When a society becomes sufficiently affluent the necessities that drive human beings are diminished. The greater the affluence and the wider its distribution the more profound is this loss of necessity, which people like Bill Bennett have glossed and misused as the loss of a “moral compass.” This cultural loss of focus is a byproduct of affluence and results in a heavy emphasis on amusement as an antidote to the boredom that ensues. It also makes a society more vulnerable to political manipulation.
Notice that Ronald Reagan's main message was not greater affluence. It was not even overcoming the Russians, although this was prominent. It was that Americans should “walk tall.” That they should move in the world independent of other nations and cultures. That they personally should be self-sufficient and forgo the securities of government support. Shortly before Reagan was elected, President Carter drew attention to America's cultural boredom in his “malaise” speech of 1979, which subsequently played a significant role in his defeat in the election. Americans did not want to hear the truth: they wanted to feel good about themselves. Reagan and/or his advisers were aware of the same phenomenon and used it to gain office and turn the country over to corporate rapine and religious bigotry. What Reagan did was persuade Americans that they were still the self-dependent pioneers that their forebears presumably had been. People did not ask how the criteria of the frontier might play out in a nation of hundreds of millions and a world facing nuclear weaponry. This was the reinstilled purpose, benighted though it was, for American political life. Americans, so devoid of historical awareness, did not see that we had been through what Reagan proposed before. The age of the Robber Barons had amply demonstrated what an economy dominated by the frontier dog-eat-dog encounters between economic goliaths who had no regard for the common good was like and what its consequences were, e.g. repeated recessions and depressions.
Robert Nisbet in his book Prejudices: A Philosophical Dictionary
observes that “The range of cures or terminations of boredom is a wide one: migration, desertion, war, revolution, murder, calculated cruelty to others, suicide, pornography, alcohol, narcotics. Tiberius relishing those he tortured, or Sherlock Holmes taking to the needle, the pains and results of boredom are everywhere to be seen, and nowhere more epidemically than in Western society at the present time.”
Obviously the political process was one of moving the country from a common interest politics to a self interest politics. Once the pressure of the Great Depression was off and the prosperity following World War II had taken effect, people thought they no longer needed government except for military purposes. A public hubris set in, massively encouraged by the corporate financial sector eager to weaken the people's control of them. We are now living with the consequences.
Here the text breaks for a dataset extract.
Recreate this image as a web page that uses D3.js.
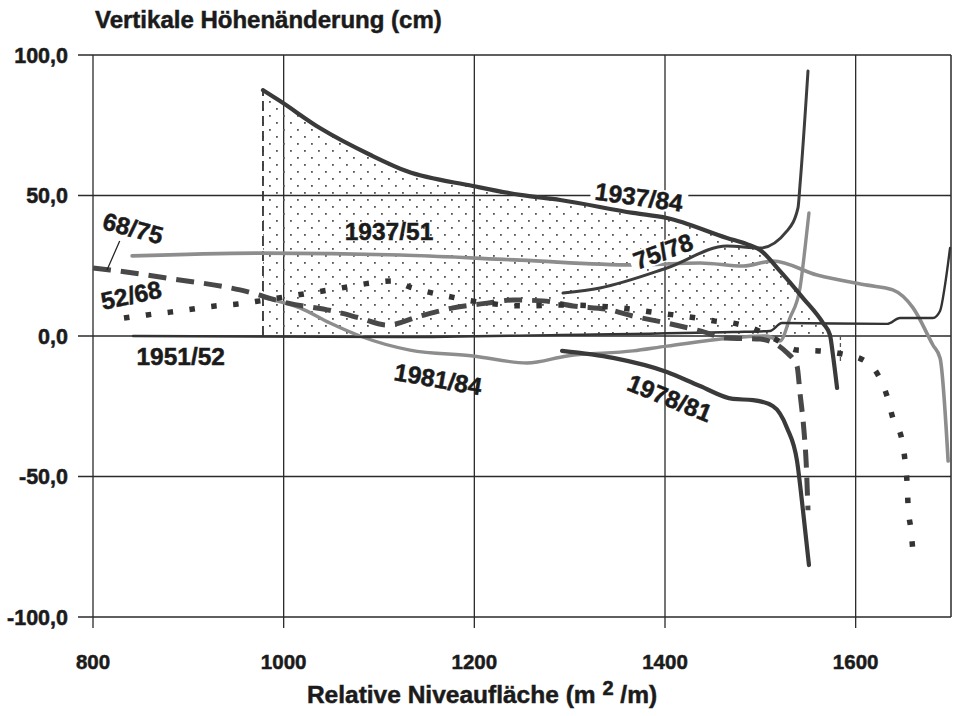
<!DOCTYPE html>
<html><head><meta charset="utf-8">
<script src="https://cdn.jsdelivr.net/npm/d3@7"></script>
<style>body{margin:0;background:#fff}svg{display:block}text{font-family:"Liberation Sans",Arial,Helvetica,sans-serif;font-weight:bold;fill:#1b1b1b;stroke:#1b1b1b;stroke-width:0.5px}</style>
</head><body><svg id="c" width="957" height="716"></svg>
<script>
// ---- data (x = relative Niveaufläche m²/m, y = Höhenänderung cm) ----
const xTicks = [800, 1000, 1200, 1400, 1600];
const yTicks = [-100, -50, 0, 50, 100];
const yTickLabels = ["-100,0", "-50,0", "0,0", "50,0", "100,0"];

const s1937_84 = [[978.3,87.5],[996.2,83.6],[1038,74],[1090.6,64.5],[1129.4,58.6],[1198.6,53.4],[1248,50.2],[1290,48.4],[1366.5,43.8],[1402,42],[1465,34.9],[1486,32.7],[1499.7,30.6],[1520.7,23.1],[1544.8,13.5],[1565.8,4.6],[1573,0.4],[1576.3,-7.1],[1580.5,-18.5]];
const s1937_51_edge = [[978.3,0],[978.3,87.5]];
const s75_78 = [[1293,15.3],[1331.8,17.1],[1402,24.2],[1465,32],[1499.7,31.3],[1528,37.4],[1539.5,45.6],[1541.6,53.7],[1550,94.3]];
const s1978_81 = [[1292,-5.3],[1345.5,-7.8],[1402,-12.8],[1436.7,-17.8],[1471.4,-22.4],[1492.3,-22.8],[1513,-24.9],[1528,-32.7],[1538.5,-44.5],[1544.8,-62.3],[1551,-81.5]];
const s1951_52 = [[842,0],[1122,-0.4],[1290,0.4],[1471.4,1.4],[1510,1.8],[1522.7,4.6],[1633,4.3],[1646.5,6.4],[1681,6.4],[1688.5,8.9],[1693.7,18.1],[1699,31.3]];
const s68_75 = [[841,28.5],[978.3,29.5],[1122,28.8],[1248,27],[1366.5,25.3],[1437,26],[1482,24.9],[1513.3,26.7],[1559.5,21.7],[1612,18.1],[1639,16.4],[1660.2,10],[1681,-3.2],[1688.5,-7.8],[1697,-44.5]];
const s1981_84 = [[980.4,13.5],[1017,10],[1048.6,4.6],[1080,0],[1132.5,-5],[1198.6,-7.1],[1255.3,-9.6],[1297.2,-7.1],[1366.5,-5.3],[1402,-3.6],[1507,0],[1520.7,-1.8],[1531,6.4],[1541.6,17.1],[1546.9,31.3],[1551,43.8]];
const s52_68 = [[800,24.2],[817.8,23.5],[877.6,20.6],[954.2,16.4],[1004.6,11.7],[1051.8,8.9],[1080,6.4],[1108.4,3.9],[1143,7.1],[1177.6,10],[1213.3,11.7],[1240.6,12.8],[1272,12.5],[1303.5,10.7],[1342.3,9.3],[1366.5,7.1],[1402,4.6],[1437,1.8],[1465,-0.7],[1499.7,-1.1],[1528,-6],[1538.5,-10.7],[1541.6,-20.3],[1545.8,-33.8],[1548,-44.5],[1550,-62]];
const sDotted = [[832.5,6.4],[856.6,7.5],[880.8,8.5],[904.9,9.6],[928,10.7],[952,11.4],[975.2,12.5],[1014,14.6],[1053.9,16.7],[1092.7,18.9],[1113.7,19.6],[1132.5,17.4],[1171.3,14.2],[1213.3,11.7],[1253.2,10.7],[1293,11],[1352.8,10],[1392.6,8.2],[1433.6,6.4],[1452.5,5.3],[1471.4,4.6],[1491.3,2.8],[1515.4,-1.1],[1538.5,-5],[1561.6,-5.3],[1585.7,-6.4],[1607.7,-8.5],[1623.5,-13.9],[1632.9,-21.4],[1639,-29.2],[1648.6,-37],[1651.8,-44.5],[1653.9,-52.3],[1655,-60.5],[1658,-69],[1660.2,-77.2]];
const sDrop = [[1584,0],[1584,-10]];

// labels: text, x, y, rotation
const labelText = ["68/75","52/68","1951/52","1937/51","1937/84","75/78","1981/84","1978/81"];
const labelX    = [842, 840, 892, 1110.5, 1372.7, 1398, 1162, 1405];
const labelY    = [38.4, 14.6, -7.1, 37.4, 49.5, 30.2, -15.3, -22];
const labelRot  = [15, -12, 0, 0, 8, -20, 10, 22];
const labelBg   = [false,false,false,false,true,true,false,false];
const leader68_75 = [[828,33.8],[814.7,23.5]];

// ---- chart ----
const svg = d3.select("#c");
const x = d3.scaleLinear().domain([800,1700]).range([93,951]);
const y = d3.scaleLinear().domain([-100,100]).range([617,55]);
const gridC = "#2a2a2a";

// grid + frame
const g = svg.append("g");
yTicks.forEach(v=>{
  g.append("line").attr("x1",78).attr("x2",x(1700)).attr("y1",y(v)).attr("y2",y(v))
   .attr("stroke",gridC).attr("stroke-width",1.3);
});
xTicks.forEach(v=>{
  g.append("line").attr("x1",x(v)).attr("x2",x(v)).attr("y1",y(100)).attr("y2",y(-100)+11)
   .attr("stroke",gridC).attr("stroke-width",1.3);
});
g.append("line").attr("x1",x(1700)).attr("x2",x(1700)).attr("y1",y(100)).attr("y2",y(-100))
 .attr("stroke",gridC).attr("stroke-width",1.5);

// y tick labels
yTicks.forEach((v,i)=>{
  svg.append("text").attr("x",68).attr("y",y(v)).attr("dy","0.36em").attr("text-anchor","end")
    .attr("font-size",21.5).text(yTickLabels[i]);
});
xTicks.forEach(v=>{
  svg.append("text").attr("x",x(v)).attr("y",669).attr("text-anchor","middle")
    .attr("font-size",20.5).text(d3.format("d")(v));
});

// titles
svg.append("text").attr("x",95).attr("y",28).attr("font-size",24).text("Vertikale Höhenänderung (cm)");
const xt = svg.append("text").attr("x",482).attr("y",703).attr("text-anchor","middle").attr("font-size",24.5);
xt.append("tspan").text("Relative Niveaufläche (m ");
xt.append("tspan").attr("dy",-8).attr("font-size",20).text("2");
xt.append("tspan").attr("dy",8).text(" /m)");

// stipple pattern
const defs = svg.append("defs");
const pat = defs.append("pattern").attr("id","stip").attr("patternUnits","userSpaceOnUse")
  .attr("width",14).attr("height",14);
pat.append("rect").attr("x",3).attr("y",3).attr("width",1.8).attr("height",1.8).attr("fill","#555");
pat.append("rect").attr("x",10).attr("y",10).attr("width",1.8).attr("height",1.8).attr("fill","#555");
defs.append("clipPath").attr("id","above0").append("rect")
  .attr("x",x(800)).attr("y",y(100)).attr("width",x(1700)-x(800)).attr("height",y(0)-y(100));

const curve = d3.curveMonotoneX;
const area = d3.area().x(d=>x(d[0])).y0(y(0)).y1(d=>y(d[1])).curve(curve);
svg.append("path").datum(s1937_84).attr("d",area).attr("fill","url(#stip)").attr("clip-path","url(#above0)");

const line = d3.line().x(d=>x(d[0])).y(d=>y(d[1])).curve(curve);
const lin = d3.line().x(d=>x(d[0])).y(d=>y(d[1]));
function draw(data, color, w, dash, cap, gen){
  const p = svg.append("path").datum(data).attr("d",(gen||line)).attr("fill","none")
   .attr("stroke",color).attr("stroke-width",w).attr("stroke-linejoin","round")
   .attr("stroke-linecap",cap||"round");
  if(dash) p.attr("stroke-dasharray",dash);
  return p;
}
draw(s1937_51_edge,"#333",1.8,"10,5","butt",lin);
draw(sDrop,"#555",1.3,"4,3","butt",lin);
draw(s68_75,"#8d8d8d",3.6);
draw(s1981_84,"#8d8d8d",3.4);
draw(s1951_52,"#333",2.4);
draw(s52_68,"#484848",5,"18,10","butt");
draw(sDotted,"#333",5.5,"5.5,16.5","butt");
draw(s75_78,"#3d3d3d",3);
draw(s1978_81,"#3a3a3a",4.2);
draw(s1937_84,"#3a3a3a",4.2);

// leader line
draw(leader68_75,"#222",1.3,null,"butt",lin);

// labels
labelText.forEach((t,i)=>{
  const gg = svg.append("g").attr("transform",`translate(${x(labelX[i])},${y(labelY[i])}) rotate(${labelRot[i]})`);
  const tx = gg.append("text").attr("text-anchor","middle").attr("dy","0.36em").attr("font-size",24.5).text(t);
  if(labelBg[i]){
    const b = tx.node().getBBox();
    gg.insert("rect","text").attr("x",b.x-4).attr("y",b.y+3).attr("width",b.width+8).attr("height",b.height-6).attr("fill","#fff");
  }
});
</script></body></html>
The social hazards of affluence are many. Among the most subtle, yet dangerous, is the tendency to boredom. Barbara Tuchman, I believe in her book The Guns of August, notes that the Great Powers of Europe were armed to the teeth and had detailed plans for invading each other prior to World War I and that this was commonly known. She describes one episode in which German. French and English college students are congenially noting that they would probably be fighting each other soon. Such is the absolute idiocy of boredom. In a world bent on massive introduction of technology, with the resultant removal of necessity, this poses an ominous portent for future generations. What the antidote might be I am not sure. We know that social purpose can address boredom, whether for good or ill. However, purpose as a motivator is very risky in its reliance upon the emotions and difficult to maintain for the same reason. Perhaps we will wind up breeding boredom-resistant humans as Aldous Huxley suggests in Brave New World.